Like Bouton, Snow reacted to the criticism mildly but pointedly (Bouton used a Dick Young phrase as the title of his second book). Snow said he really did not mind if his poetry was disliked and then added that he had not known Ross wrote poetry, too. After sampling a bit of his critic's work the bowler put it down with, "Not bad. But it's not very lively, is it?" He had nothing to say about Ross' cricket playing.
Football coaches seem more concerned with long hair than almost anybody else, and when Lee Corso, the University of Louisville coach, was on a radio call-in show the other day, inevitably one of the callers asked him about his players' long hair. Corso replied that he paid little attention to it as long as they produced on the field. For example, John Madeya, an All-America candidate, has collar-length hair and a Gay '90s mustache. Kicker Scott Marcus has his hair in what he calls a Jewish Afro.
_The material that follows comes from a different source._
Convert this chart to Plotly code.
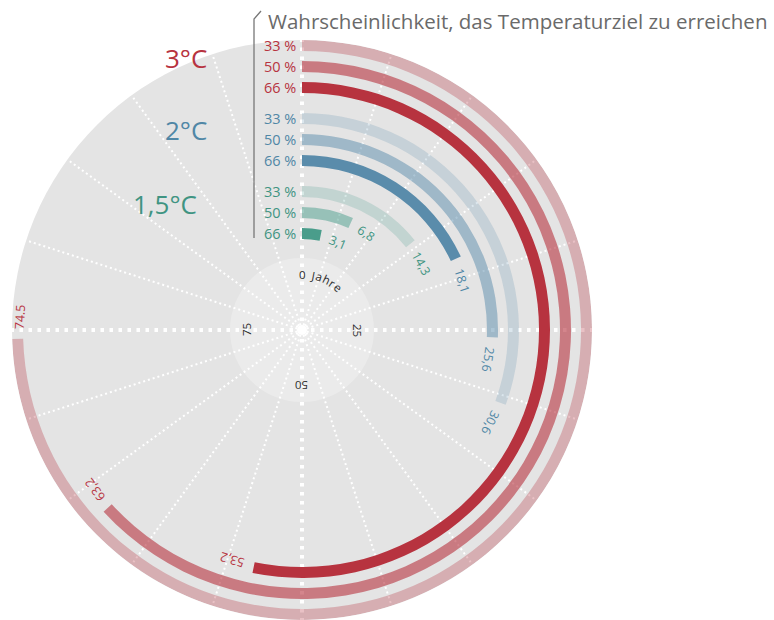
import math
import plotly.graph_objects as go

# ---------------- data ----------------
temperature_targets = ["1,5°C", "2°C", "3°C"]
probability_labels = ["66 %", "50 %", "33 %"]
years_1_5 = [3.1, 6.8, 14.3]
years_2 = [18.1, 25.6, 30.6]
years_3 = [53.2, 63.2, 74.5]
value_labels_1_5 = ["3,1", "6,8", "14,3"]
value_labels_2 = ["18,1", "25,6", "30,6"]
value_labels_3 = ["53,2", "63,2", "74.5"]
axis_tick_years = [0, 25, 50, 75]
axis_tick_labels = ["0 Jahre", "25", "50", "75"]
spoke_step_years = 5
full_circle_years = 100
title_text = "Wahrscheinlichkeit, das Temperaturziel zu erreichen"

# ---------------- style / layout ----------------
W, H = 774, 620
CX, CY, R = 302, 330, 290
FONT = "Open Sans"
group_colors = ["#4a9d8b", "#5a8cab", "#b7333f"]
text_colors = ["#3f9482", "#5087a6", "#b7333f"]
alphas = [[1.0, 0.5, 0.22], [1.0, 0.5, 0.22], [1.0, 0.6, 0.3]]
THICK, STEP, GROUP_STEP, R_INNER = 11, 21, 31, 96.5
BG = "#e4e4e4"
INNER_BG = "#ebebeb"

years = [years_1_5, years_2, years_3]
vlabels = [value_labels_1_5, value_labels_2, value_labels_3]


def deg(y):
    return y * 360.0 / full_circle_years


def rgba(hx, a):
    hx = hx.lstrip("#")
    r, g, b = int(hx[0:2], 16), int(hx[2:4], 16), int(hx[4:6], 16)
    return f"rgba({r},{g},{b},{a})"


def to_paper(theta_deg, r):
    t = math.radians(theta_deg)
    x = CX + r * math.sin(t)
    y = CY - r * math.cos(t)
    return x / W, 1 - y / H


def px(x, y):
    return x / W, 1 - y / H


def ring_center(gi, pi):
    return R_INNER + gi * (2 * STEP + GROUP_STEP) + pi * STEP


def text_width(s, size):
    w = 0
    for ch in s:
        if ch in ",.":
            w += 0.28
        elif ch == " ":
            w += 0.26
        elif ch == "J":
            w += 0.3
        elif ch == "r":
            w += 0.4
        else:
            w += 0.58
    return w * size


fig = go.Figure()

# bottom subplot: background disc + lighter inner disc
fig.add_trace(go.Barpolar(r=[72], base=[0], theta=[180], width=[360],
                          marker=dict(color=INNER_BG, line=dict(width=0)),
                          subplot="polar", hoverinfo="skip", showlegend=False))
# middle subplot: main spokes only (dummy trace)
fig.add_trace(go.Scatterpolar(r=[0], theta=[0], mode="markers",
                              marker=dict(size=0.1, opacity=0),
                              subplot="polar2", hoverinfo="skip", showlegend=False))

# top subplot: bars
for gi in range(3):
    thetas, widths, bases, rs, cols = [], [], [], [], []
    for pi in range(3):
        d = deg(years[gi][pi])
        rc = ring_center(gi, pi)
        thetas.append(d / 2)
        widths.append(d)
        bases.append(rc - THICK / 2)
        rs.append(THICK)
        cols.append(rgba(group_colors[gi], alphas[gi][pi]))
    fig.add_trace(go.Barpolar(r=rs, base=bases, theta=thetas, width=widths,
                              marker=dict(color=cols, line=dict(width=0)),
                              subplot="polar3", name=temperature_targets[gi],
                              hoverinfo="skip", showlegend=False))

# center white dot
fig.add_trace(go.Barpolar(r=[5], base=[0], theta=[180], width=[360],
                          marker=dict(color="white", line=dict(width=0)),
                          subplot="polar3", hoverinfo="skip", showlegend=False))

main_spokes = [deg(y) for y in axis_tick_years]
minor_spokes = [deg(y) for y in range(0, full_circle_years, spoke_step_years)
                if y not in axis_tick_years]

domain = dict(x=[(CX - R) / W, (CX + R) / W], y=[1 - (CY + R) / H, 1 - (CY - R) / H])


def polar_layout(bg, grid_vals, gw, gdash):
    return dict(
        domain=domain,
        bgcolor=bg,
        radialaxis=dict(visible=False, range=[0, R], autorange=False),
        angularaxis=dict(rotation=90, direction="clockwise", showticklabels=False,
                         ticks="", showline=False,
                         showgrid=bool(grid_vals), tickmode="array",
                         tickvals=grid_vals if grid_vals else [0],
                         gridcolor="white", gridwidth=gw, griddash=gdash),
    )


annotations = []

# value labels along arcs
for gi in range(3):
    for pi in range(3):
        d = deg(years[gi][pi])
        rc = ring_center(gi, pi)
        lab = vlabels[gi][pi]
        size = 12.5
        off = 10 + text_width(lab, size) / 2
        th = d + math.degrees(off / rc)
        x, y = to_paper(th, rc - 2)
        ang = th if th <= 180 else th - 360
        annotations.append(dict(x=x, y=y, xref="paper", yref="paper", text=lab,
                                showarrow=False, textangle=ang, xanchor="center",
                                yanchor="middle",
                                font=dict(family=FONT, size=size, color=text_colors[gi])))

# probability labels
for gi in range(3):
    for pi in range(3):
        rc = ring_center(gi, pi)
        x, y = px(CX - 4, CY - rc)
        annotations.append(dict(x=x, y=y, xref="paper", yref="paper",
                                text=probability_labels[pi], showarrow=False,
                                xanchor="right", yanchor="middle",
                                font=dict(family=FONT, size=14.5, color=text_colors[gi])))

# group labels
group_label_right = [199, 209, 209]
for gi in range(3):
    rc = ring_center(gi, 1)
    x, y = px(group_label_right[gi], CY - rc - 9)
    annotations.append(dict(x=x, y=y, xref="paper", yref="paper",
                            text=temperature_targets[gi], showarrow=False,
                            xanchor="right", yanchor="middle",
                            font=dict(family=FONT, size=26, color=text_colors[gi])))

# axis labels inside (tangential)
R_LAB = 56
for yv, lab in zip(axis_tick_years, axis_tick_labels):
    th0 = deg(yv)
    if " " in lab:
        size = 11.5
        pos = 0.0
        prev_w = None
        for ch in lab:
            w = text_width(ch, size)
            if prev_w is not None:
                pos += prev_w / 2 + w / 2 + 1.4
            prev_w = w
            if ch == " ":
                continue
            th = th0 + math.degrees(pos / R_LAB)
            x, y = to_paper(th, R_LAB)
            annotations.append(dict(x=x, y=y, xref="paper", yref="paper", text=ch,
                                    showarrow=False, textangle=th, xanchor="center",
                                    yanchor="middle",
                                    font=dict(family=FONT, size=size, color="#2a2a2a")))
    else:
        x, y = to_paper(th0, R_LAB)
        ang = th0 if th0 <= 180 else th0 - 360
        annotations.append(dict(x=x, y=y, xref="paper", yref="paper", text=lab,
                                showarrow=False, textangle=ang, xanchor="center",
                                yanchor="middle",
                                font=dict(family=FONT, size=11.5, color="#2a2a2a")))

# title
tx, ty = px(266, 21)
annotations.append(dict(x=tx, y=ty, xref="paper", yref="paper", text=title_text,
                        showarrow=False, xanchor="left", yanchor="middle",
                        font=dict(family=FONT, size=20.5, color="#6a6a6a")))

# leader line
p1, p2, p3 = px(261, 11), px(254, 19), px(254, 238)
shapes = [dict(type="path", xref="paper", yref="paper",
               path=f"M {p1[0]} {p1[1]} L {p2[0]} {p2[1]} L {p3[0]} {p3[1]}",
               line=dict(color="#777777", width=1.3))]

fig.update_layout(
    width=W, height=H,
    margin=dict(l=0, r=0, t=0, b=0),
    paper_bgcolor="white",
    plot_bgcolor="white",
    showlegend=False,
    polar=polar_layout(BG, None, 0, "solid"),
    polar2=polar_layout("rgba(0,0,0,0)", main_spokes, 3.5, "3.5px,5.5px"),
    polar3=polar_layout("rgba(0,0,0,0)", minor_spokes, 2, "2px,3px"),
    annotations=annotations,
    shapes=shapes,
)

fig.write_html("out.html", config={"displayModeBar": False},
               post_script="document.body.style.margin='0';document.body.style.overflow='hidden';")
As the hair discussion ended, another call came for Corso, this one from his 10-year-old son David, who was listening at home. "Daddy," said David, "if you let your players wear their hair as long as they want, why won't you let me?"
The usually talkative Corso was stumped. Finally, he said, "You're not old enough to decide that yet, son." And then, after a menacing pause, he added, "Just wait till I get home."